Pendant quelques jours, en mai 1963, les Américains ont regardé avec horreur à la télévision ou à la une des journaux les images d’enfants et d’adolescents noirs attaqués par des chiens féroces et des canons à eau, tactiques approuvées par Bull Connor, chef de la sécurité publique à Birmingham. Ces enfants manifestaient contre les lois ségrégationnistes de cette ville de l’Alabama considérée comme la plus raciste aux États-Unis.

De commenter le président de l’époque, John Kennedy : « Les événements de Birmingham […] ont amplifié des appels à l’égalité qu’aucune ville, aucun État, aucun Parlement ne peut choisir prudemment d’ignorer. »
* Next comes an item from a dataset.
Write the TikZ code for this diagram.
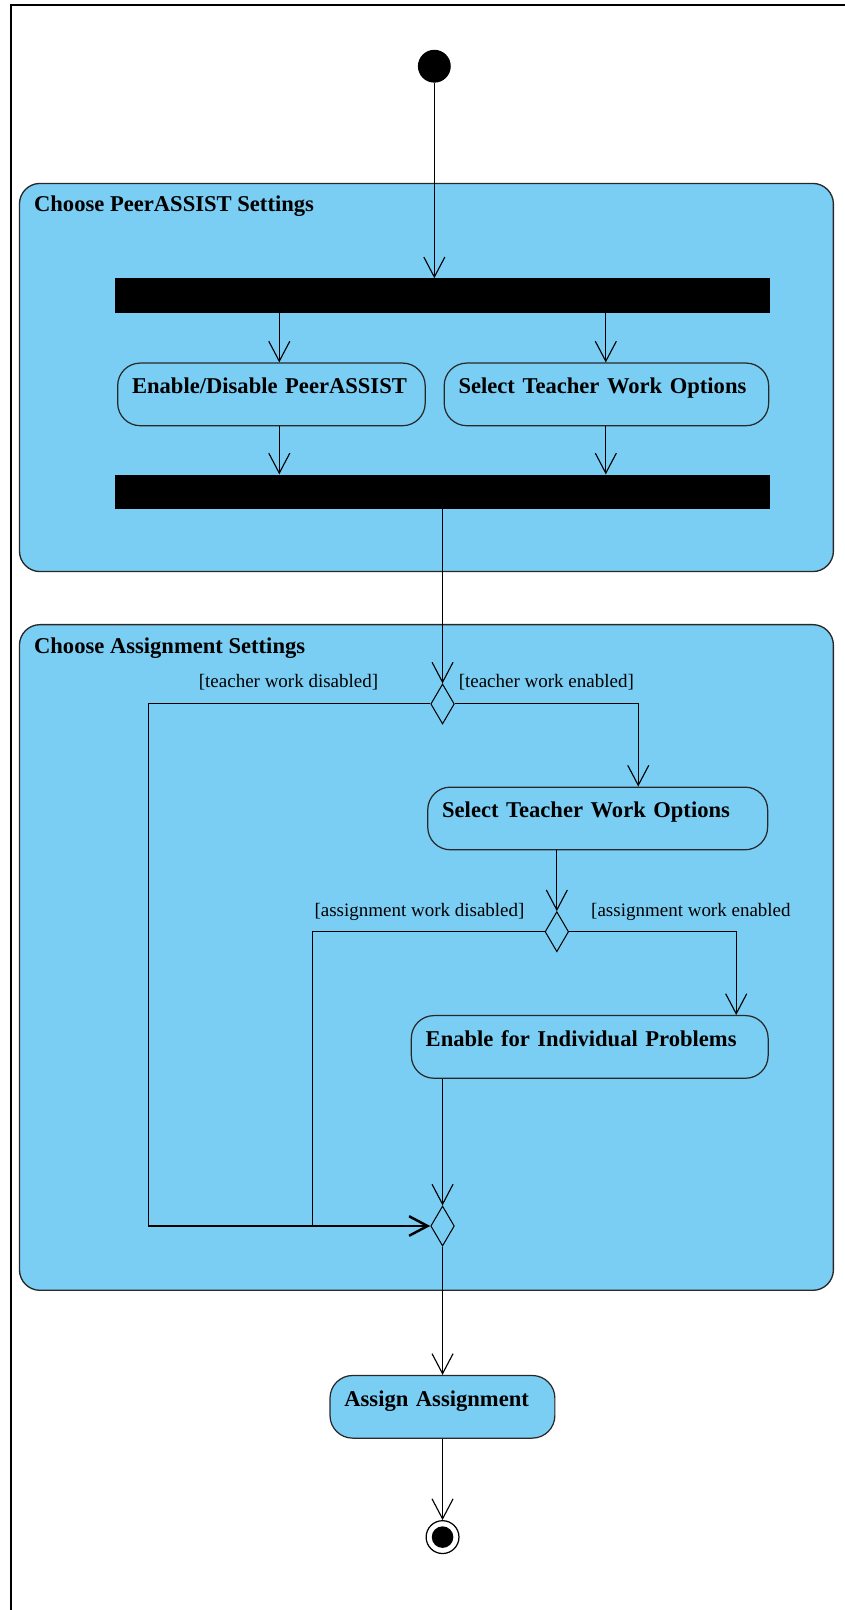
\documentclass[tikz,border=0pt]{standalone}
\usepackage{fontspec}
\setmainfont{Liberation Serif}
\usetikzlibrary{arrows.meta,shapes.geometric,calc}
\definecolor{actblue}{RGB}{122,206,244}
\definecolor{edgegray}{RGB}{40,40,40}
\begin{document}
\begin{tikzpicture}[x=1pt,y=-1pt,
 grp/.style={draw=edgegray, fill=actblue, line width=1.3pt, rounded corners=20pt, anchor=north west, inner sep=0},
 grptitle/.style={anchor=base west, font=\fontsize{22}{24}\selectfont\bfseries, inner sep=0},
 act/.style={draw=edgegray, fill=actblue, line width=1.2pt, rounded corners=22pt, anchor=north west, inner xsep=14pt, inner ysep=0pt, text height=30pt, text depth=31pt, align=left, font=\fontsize{22}{24}\selectfont\bfseries},
 bar/.style={fill=black, draw=none, anchor=north west, inner sep=0},
 dec/.style={diamond, draw=black, fill=actblue, line width=1pt, minimum width=23pt, minimum height=39pt, inner sep=0},
 guard/.style={font=\fontsize{18.5}{20}\selectfont, inner sep=0},
 flow/.style={draw=black, line width=1pt, -{Straight Barb[length=19.5pt,width=20.5pt,line width=1.1pt]}},
 flowbold/.style={draw=black, line width=1pt, -{Straight Barb[length=18pt,width=19pt,line width=2.4pt]}},
 plainline/.style={draw=black, line width=1pt},
]
\useasboundingbox (0,0) rectangle (822,1568);
\fill[white] (0,0) rectangle (822,1568);
% outer frame
\draw[line width=1.8pt] (10.5,1600) -- (10.5,4.9) -- (860,4.9);

% groups
\node[grp, minimum width=792.7pt, minimum height=378pt] (grpA) at (18.3,178) {};
\node[grptitle] (grpAt) at (33,206) {Choose PeerASSIST Settings};
\node[grp, minimum width=792.7pt, minimum height=648.3pt] (grpB) at (18.3,607.7) {};
\node[grptitle] (grpBt) at (33,636) {Choose Assignment Settings};

% start
\node[circle, fill=black, minimum size=32pt, inner sep=0] (start) at (423,64.5) {};

% bars
\node[bar, minimum width=638pt, minimum height=33.5pt] (bar1) at (111.5,271) {};
\node[bar, minimum width=638pt, minimum height=33.5pt] (bar2) at (111.5,462) {};

% actions
\node[act, text width=271.5pt] (a1) at (114,353) {Enable/Disable PeerASSIST};
\node[act, text width=288pt] (a2) at (432,353) {Select Teacher Work Options};
\node[act, text width=303pt] (a3) at (416,766) {Select Teacher Work Options};
\node[act, text width=319.5pt] (a4) at (400,988.5) {Enable for Individual Problems};
\node[act, text width=191pt] (a5) at (320.8,1339) {Assign Assignment};

% decisions
\node[dec] (d1) at (431,685.6) {};
\node[dec] (d2) at (542.3,907.4) {};
\node[dec] (merge) at (431,1194) {};

% final
\node[circle, draw=black, fill=white, line width=1.2pt, minimum size=32pt, inner sep=0] (final) at (431,1497) {};
\node[circle, fill=black, minimum size=21pt, inner sep=0] (finalin) at (final.center) {};

% guards
\node[guard, anchor=base east] (gl1) at (368.5,670) {[teacher work disabled]};
\node[guard, anchor=base west] (gr1) at (446.6,670) {[teacher work enabled]};
\node[guard, anchor=base east] (gl2) at (511,893) {[assignment work disabled]};
\node[guard, anchor=base west] (gr2) at (575.6,893) {[assignment work enabled};

% helper columns
\coordinate (c1) at (272,0);
\coordinate (c2) at (590,0);
\coordinate (xl) at (144.7,0);
\coordinate (xr1) at (621.6,0);
\coordinate (xl2) at (304,0);
\coordinate (xr2) at (717,0);

% connectors
\draw[flow] (start.south) -- (start.south |- bar1.north);
\draw[flow] (bar1.south -| c1) -- (a1.north -| c1);
\draw[flow] (bar1.south -| c2) -- (a2.north -| c2);
\draw[flow] (a1.south -| c1) -- (bar2.north -| c1);
\draw[flow] (a2.south -| c2) -- (bar2.north -| c2);
\draw[flow] (bar2.south -| d1) -- (d1.north);
\draw[flowbold] (d1.west) -- (d1.west -| xl) -- (merge.west -| xl) -- (merge.west);
\draw[flow] (d1.east) -- (d1.east -| xr1) -- (a3.north -| xr1);
\draw[flow] (a3.south -| d2) -- (d2.north);
\draw[plainline] (d2.west) -- (d2.west -| xl2) -- (merge.west -| xl2);
\draw[flow] (d2.east) -- (d2.east -| xr2) -- (a4.north -| xr2);
\draw[flow] (a4.south -| merge) -- (merge.north);
\draw[flow] (merge.south) -- (a5.north -| merge);
\draw[flow] (a5.south -| final) -- (final.north);
\end{tikzpicture}
\end{document}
Sans la bravoure des enfants de Birmingham, il n’est pas certain que le discours de Martin Luther King à Washington, quelques mois plus tard, aurait été entendu de la même façon.
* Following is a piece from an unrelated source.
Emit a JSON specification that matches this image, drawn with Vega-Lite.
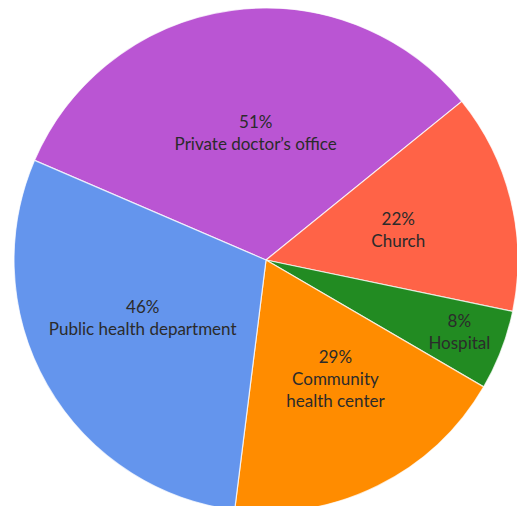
{
  "$schema": "https://vega.github.io/schema/vega-lite/v6.json",
  "autosize": "none",
  "padding": 0,
  "width": 532,
  "height": 520,
  "background": "white",
  "view": {"stroke": null},
  "data": {
    "values": [
      {"rank": 1, "place": "Private doctor’s office", "value": 51, "label": "51%\nPrivate doctor’s office"},
      {"rank": 2, "place": "Church", "value": 22, "label": "22%\nChurch"},
      {"rank": 3, "place": "Hospital", "value": 8, "label": "8%\nHospital"},
      {"rank": 4, "place": "Community health center", "value": 29, "label": "29%\nCommunity\nhealth center"},
      {"rank": 5, "place": "Public health department", "value": 46, "label": "46%\nPublic health department"}
    ]
  },
  "encoding": {
    "theta": {"field": "value", "type": "quantitative", "stack": true, "scale": {"range": [-1.164, 5.119]}},
    "order": {"field": "rank", "type": "quantitative"}
  },
  "layer": [
    {
      "mark": {"type": "arc", "outerRadius": 252, "stroke": "white", "strokeWidth": 1.2, "strokeOpacity": 0.75},
      "encoding": {
        "color": {
          "field": "place",
          "type": "nominal",
          "legend": null,
          "scale": {
            "domain": ["Private doctor’s office", "Church", "Hospital", "Community health center", "Public health department"],
            "range": ["#BA55D3", "#FF6347", "#228B22", "#FF8C00", "#6495ED"]
          }
        }
      }
    },
    {
      "mark": {
        "type": "text",
        "radius": {"expr": "datum.place == 'Hospital' ? 206 : 134"},
        "dx": {"expr": "datum.place == 'Private doctor’s office' ? 8 : datum.place == 'Church' ? 2 : datum.place == 'Hospital' ? 1 : datum.place == 'Community health center' ? 10 : -7"},
        "dy": {"expr": "datum.place == 'Private doctor’s office' ? -4 : datum.place == 'Church' ? -8 : datum.place == 'Hospital' ? -12 : datum.place == 'Community health center' ? -22 : -19"},
        "lineBreak": "\n",
        "lineHeight": 22,
        "font": "Lato",
        "fontSize": 17,
        "fill": "#2b2b2b",
        "align": "center",
        "baseline": "middle"
      },
      "encoding": {
        "text": {"field": "label", "type": "nominal"}
      }
    }
  ]
}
« Il n’y aura ni repos ni tranquillité en Amérique jusqu’à ce qu’on ait accordé au peuple noir ses droits de citoyen », devait dire le pasteur d’Atlanta en rappelant que la vie des Noirs, un siècle après l’émancipation des esclaves, était « encore terriblement handicapée par les menottes de la ségrégation et les chaînes de la discrimination ».
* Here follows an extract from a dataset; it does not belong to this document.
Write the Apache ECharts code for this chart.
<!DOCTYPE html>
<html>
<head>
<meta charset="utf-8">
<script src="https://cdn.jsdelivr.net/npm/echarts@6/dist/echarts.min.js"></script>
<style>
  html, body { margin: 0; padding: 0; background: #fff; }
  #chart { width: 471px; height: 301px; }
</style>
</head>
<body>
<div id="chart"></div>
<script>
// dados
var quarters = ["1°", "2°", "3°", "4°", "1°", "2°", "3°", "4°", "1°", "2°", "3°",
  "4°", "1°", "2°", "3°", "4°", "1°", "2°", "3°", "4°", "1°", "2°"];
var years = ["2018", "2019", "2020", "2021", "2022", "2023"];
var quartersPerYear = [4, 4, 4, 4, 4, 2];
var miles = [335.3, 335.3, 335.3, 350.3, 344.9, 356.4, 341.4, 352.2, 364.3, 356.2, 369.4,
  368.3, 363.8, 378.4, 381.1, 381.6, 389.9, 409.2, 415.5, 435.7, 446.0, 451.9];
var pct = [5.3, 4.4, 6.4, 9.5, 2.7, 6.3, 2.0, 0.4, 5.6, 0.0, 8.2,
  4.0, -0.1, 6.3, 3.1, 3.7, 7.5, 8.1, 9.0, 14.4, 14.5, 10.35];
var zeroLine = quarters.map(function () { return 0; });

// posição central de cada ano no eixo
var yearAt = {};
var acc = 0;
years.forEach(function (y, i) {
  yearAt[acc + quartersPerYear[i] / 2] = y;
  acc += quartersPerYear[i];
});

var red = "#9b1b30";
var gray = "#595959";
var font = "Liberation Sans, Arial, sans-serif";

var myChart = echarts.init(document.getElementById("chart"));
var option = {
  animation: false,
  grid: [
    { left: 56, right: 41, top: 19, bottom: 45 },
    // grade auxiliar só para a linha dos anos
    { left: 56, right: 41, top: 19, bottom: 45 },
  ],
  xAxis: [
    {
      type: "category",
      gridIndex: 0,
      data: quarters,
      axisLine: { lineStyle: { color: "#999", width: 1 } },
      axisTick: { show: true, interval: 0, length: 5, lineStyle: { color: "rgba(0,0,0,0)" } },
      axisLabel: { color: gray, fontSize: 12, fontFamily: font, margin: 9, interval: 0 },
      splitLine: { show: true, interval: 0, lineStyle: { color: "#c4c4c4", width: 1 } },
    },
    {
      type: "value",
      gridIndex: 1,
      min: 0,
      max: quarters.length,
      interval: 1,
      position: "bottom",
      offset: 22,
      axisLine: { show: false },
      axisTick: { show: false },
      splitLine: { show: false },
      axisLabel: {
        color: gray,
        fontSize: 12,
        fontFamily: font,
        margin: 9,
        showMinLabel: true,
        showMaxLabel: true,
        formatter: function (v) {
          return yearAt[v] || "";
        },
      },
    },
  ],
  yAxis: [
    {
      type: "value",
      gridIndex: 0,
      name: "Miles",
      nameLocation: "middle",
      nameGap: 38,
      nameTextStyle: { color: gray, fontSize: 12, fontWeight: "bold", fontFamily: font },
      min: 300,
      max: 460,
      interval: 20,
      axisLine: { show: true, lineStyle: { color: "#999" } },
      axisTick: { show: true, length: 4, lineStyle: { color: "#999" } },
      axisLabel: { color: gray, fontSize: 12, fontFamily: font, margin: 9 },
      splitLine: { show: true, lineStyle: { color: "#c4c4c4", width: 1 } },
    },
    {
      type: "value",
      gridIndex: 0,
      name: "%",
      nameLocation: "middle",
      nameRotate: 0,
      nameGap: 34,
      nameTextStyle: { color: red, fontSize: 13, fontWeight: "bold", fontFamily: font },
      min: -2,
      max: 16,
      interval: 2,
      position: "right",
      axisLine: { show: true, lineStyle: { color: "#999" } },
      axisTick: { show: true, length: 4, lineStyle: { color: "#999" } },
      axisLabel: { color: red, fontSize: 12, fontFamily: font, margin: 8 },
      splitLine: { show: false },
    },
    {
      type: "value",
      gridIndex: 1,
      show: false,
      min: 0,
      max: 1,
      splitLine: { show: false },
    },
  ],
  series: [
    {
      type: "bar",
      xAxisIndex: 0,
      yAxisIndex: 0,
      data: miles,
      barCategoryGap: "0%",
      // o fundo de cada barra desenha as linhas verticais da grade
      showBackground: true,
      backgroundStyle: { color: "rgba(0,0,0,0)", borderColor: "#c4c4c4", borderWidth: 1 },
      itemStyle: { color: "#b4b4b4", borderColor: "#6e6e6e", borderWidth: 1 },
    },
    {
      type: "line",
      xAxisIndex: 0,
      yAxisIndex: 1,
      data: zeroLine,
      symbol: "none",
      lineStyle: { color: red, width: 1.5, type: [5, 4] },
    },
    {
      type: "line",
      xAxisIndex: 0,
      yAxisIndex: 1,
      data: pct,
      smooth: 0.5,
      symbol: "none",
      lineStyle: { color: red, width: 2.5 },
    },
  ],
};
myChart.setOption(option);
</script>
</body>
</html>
Moins d’un an plus tard, Martin Luther King participait à la cérémonie de signature de la Loi sur les droits civiques, qui abolissait la ségrégation raciale et les pratiques discriminatoires. Une autre année plus tard, il était de retour au même endroit pour la promulgation de la Loi sur le droit de vote, qui interdisait notamment toute pratique électorale niant le droit de vote sur la base de la race.

Ces deux lois représentent les plus grands triomphes du mouvement des droits civiques. Elles illustrent aussi les limites de ce mouvement.

Un changement profond

Mais la vidéo de la mort de George Floyd pourrait avoir un effet semblable à celui de ces images de Birmingham et donner un second souffle au mouvement Black Lives Matter, héritier du mouvement des droits civiques. Depuis la diffusion de ses 8 minutes et 26 secondes, on assiste à ce qui apparaît comme un changement profond de l’opinion américaine sur la question raciale.

Ça se voit dans les manifestations organisées en réaction à la mort de George Floyd, qui attirent des gens de toutes les origines. Et ça se reflète dans les sondages.

76 %

Proportion d’Américains, dont 71 % de Blancs, qui estime que le racisme et la discrimination sont des problèmes majeurs aux États-Unis, selon un sondage de l’Université Monmouth publié la semaine dernière. C’est un bond de 26 points de pourcentage par rapport à 2015.

Dans le même sondage, 57 % des répondants estiment que la colère des manifestants est pleinement justifiée. Le même pourcentage d’Américains pensent que les policiers sont plus susceptibles de maltraiter les Noirs que les Blancs, selon une étude réalisée pour CBS News.

Face à cette situation fluide et imprévisible qui pourrait peser sur le scrutin de novembre, les candidats des deux grands partis ont adopté des positions diamétralement opposées. Donald Trump a emprunté des mots et des tactiques appartenant aux racistes des années 1960. Il a menacé d’abattre les pillards et d’utiliser des « chiens féroces » pour mater les manifestants. Il a également repris le discours de Richard Nixon sur l’« ordre public », tout en jonglant avec l’idée de déployer l’armée américaine dans les villes de son propre pays.

Joe Biden, lui, a décrit le racisme comme une « plaie béante » qui remonte au « péché originel » de son pays, l’esclavage, implanté en Virginie en 1619. Il a promis de s’attaquer à la brutalité policière et aux disparités économiques qui touchent les « communautés qui ont eu pendant longtemps un genou sur leur cou ».

Le pasteur noir Al Sharpton a repris cette image à son compte lors d’une cérémonie en hommage à George Floyd à Minneapolis.

PHOTO LUCAS JACKSON, REUTERS

Le pasteur noir Al Sharpton, lors d’une cérémonie en hommage à George Floyd à Minneapolis, le 4 juin

L’histoire de George Floyd a été celle du peuple noir, car depuis 401 ans, la raison pour laquelle nous ne pouvions être ce que nous voulions et rêvions est que vous avez maintenu votre genou sur notre cou.

 Le pasteur noir Al Sharpton, lors d’une cérémonie en hommage à George Floyd à Minneapolis

Le New-Yorkais a appelé les Américains à participer à une manifestation à Washington le 28 août, date du 57e anniversaire du discours de MLK. Un an plus tard, on verra quelles lois seront promulguées à la Maison-Blanche, et par quel président.